When traders checking the overnight action ask “what the hell was that?” it’s time to question the market environment.
Recognising current market conditions is an important contributor to investing success. There is no one investing style that is successful throughout the market cycle. If there was, every investor would use it. The underperformance of “value” investing in 2018 speaks directly to this phenomenon. Does the poor year suffered by many value investors mean that this style of investing is dead? Probably not.
Market action that defies expectations can be a signal of a changing investment environment. In recent weeks international and local markets have at times moved substantially on no news. At other times they have reacted to events in surprising ways. Of particular note is share market performance since the start of the year. Major issues such as the China / US trade dispute, the US government shutdown and concerns about the global growth outlook remain unresolved. Yet from lows between Christmas and New Year, major markets are up 7%-12%.
Despite the apparent contradictions, there is logic to the current market action. Two factors in combination can not only explain the effect, but could also help investors make better decisions.
The first is the interplay between growth and interest rates. Globally, central banks are shelving their stimulus programs. They’ve halted or are winding back money injections, and are preparing to normalise monetary conditions. This means a draining of the extraordinary liquidity of the last decade and higher interest rates. However central bankers are very concerned that this tamping on the brakes of the global economy could cause a stall or a crash, and are therefore generally only willing to act when there is clear evidence of more robust economic conditions.
This brings a good news / bad news paradigm to news and economic numbers. A release that shows stronger growth is good news, but the potential for it to lead to higher interest rates is bad news. Similarly, weaker growth is a negative, but the potential it brings for lower interest rates is a positive.

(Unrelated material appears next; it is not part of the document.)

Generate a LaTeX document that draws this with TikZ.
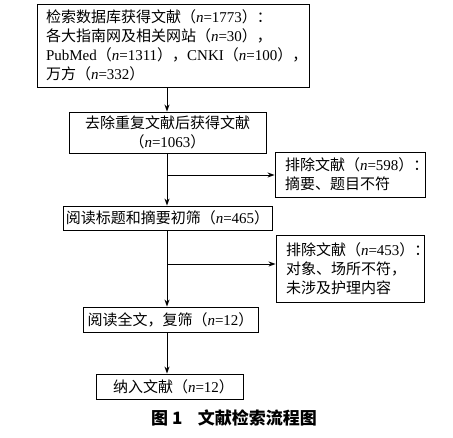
\documentclass[tikz,border=0pt]{standalone}
\usepackage{fontspec}
\setmainfont{Liberation Serif}
\newfontfamily\cjk{Noto Sans CJK SC}
\usetikzlibrary{arrows.meta}
\newcommand\zh[1]{{\cjk #1}}
\newcommand\nn{\textit{n}}
\begin{document}
\begin{tikzpicture}[x=1pt,y=-1pt,
  box/.style={draw, line width=0.9pt, inner ysep=0pt, inner xsep=0pt,
    font=\fontsize{15}{19}\selectfont},
  leftbox/.style={box, align=left, inner xsep=9pt},
  ctrbox/.style={box, align=center},
  arr/.style={line width=0.9pt, -{Stealth[length=7pt,width=5pt]}},
  capt/.style={font=\fontsize{17}{20}\selectfont\cjk\bfseries, inner sep=0pt}]
\useasboundingbox (0,0) rectangle (453,437);
\node[leftbox, text width=254pt, minimum height=83pt] (box1) at (173,45.5)
  {\zh{检索数据库获得文献（}\nn=1773\zh{）：}\\
   \zh{各大指南网及相关网站（}\nn=30\zh{），}\\
   PubMed\zh{（}\nn=1311\zh{），}CNKI\zh{（}\nn=100\zh{），}\\
   \zh{万方（}\nn=332\zh{）}};
\node[ctrbox, minimum width=197pt, minimum height=41pt] (box2) at (167.5,132.5)
  {\zh{去除重复文献后获得文献}\\\zh{（}\nn=1063\zh{）}};
\node[ctrbox, minimum width=209pt, minimum height=24pt] (box3) at (167.5,218)
  {\zh{阅读标题和摘要初筛（}\nn=465\zh{）}};
\node[leftbox, inner xsep=10pt, text width=130pt, minimum height=45pt] (box4) at (350,174.5)
  {\zh{排除文献（}\nn=598\zh{）：}\\\zh{摘要、题目不符}};
\node[leftbox, inner xsep=10pt, text width=128pt, minimum height=67pt] (box6) at (350,268.5)
  {\zh{排除文献（}\nn=453\zh{）：}\\\zh{对象、场所不符，}\\\zh{未涉及护理内容}};
\node[ctrbox, minimum width=175pt, minimum height=25pt] (box5) at (170.5,319.5)
  {\zh{阅读全文，复筛（}\nn=12\zh{）}};
\node[ctrbox, minimum width=147pt, minimum height=25pt] (box7) at (169.5,386.5)
  {\hspace{8pt}\zh{纳入文献（}\nn=12\zh{）}};
\node[capt] (cap) at (234,418) {图 1\hspace{0.9em}文献检索流程图};
\coordinate (spine) at (167,0);
\coordinate (b1) at (167,175);
\coordinate (b2) at (167,264);
\draw[arr] (box1.south -| spine) -- (box2.north -| spine);
\draw[arr] (box2.south -| spine) -- (box3.north -| spine);
\draw[arr] (b1) -- (b1 -| box4.west);
\draw[arr] (box3.south -| spine) -- (box5.north -| spine);
\draw[arr] (b2) -- (b2 -| box6.west);
\draw[arr] (box5.south -| spine) -- (box7.north -| spine);
\end{tikzpicture}
\end{document}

Secondly, the market argument about growth in the 2020 relies less on hard evidence and more on conjecture. When the debate is about what’s happening right now, every data release informs the discussion. Where the debate is about the distant future (24 hours is a long time in markets – 18 months an eternity) there is less solid information to support those on either side of the market divide.
One implication of these market drivers is the potential for both higher overall volatility, and higher volatility of volatility. There could be periods of extreme movement, followed by calm, followed by more swings. It’s likely to be a tough time for frail or nervous investors.
Another important implication is that sentiment and positioning are now more influential factors. It is difficult for investors to gauge actual positioning – the millions of market participants worldwide means the aggregate position is almost impossible to know. However market prices move on the balance of buyers and sellers. Where there is sustained move in either direction, it can be a good indication of the overall positioning, and alert investors may look for a push back in the opposite direction.
Sentiment may be easier for investors to track. Staying in touch with mainstream media reporting informs current sentiment, as broader media groups tend to reflect their audience. Social media may also give a sense of prevailing sentiment, although care should be taken with more extremist sites with names like ZeroSense and Cot Hopper. As a rough rule of thumb, the more conspiracy theorists, the less useful.
Successful investment strategy may require more contrarianism this year. One view is that overall it looks a lot like another broadly sideways year, with neither boom nor bust on the agenda, driven by reasonable growth and spiced with heightened fear. A possible approach is to doubt the extremes of sentiment and market swings, buying as the world is ending, and selling on any “all clear”.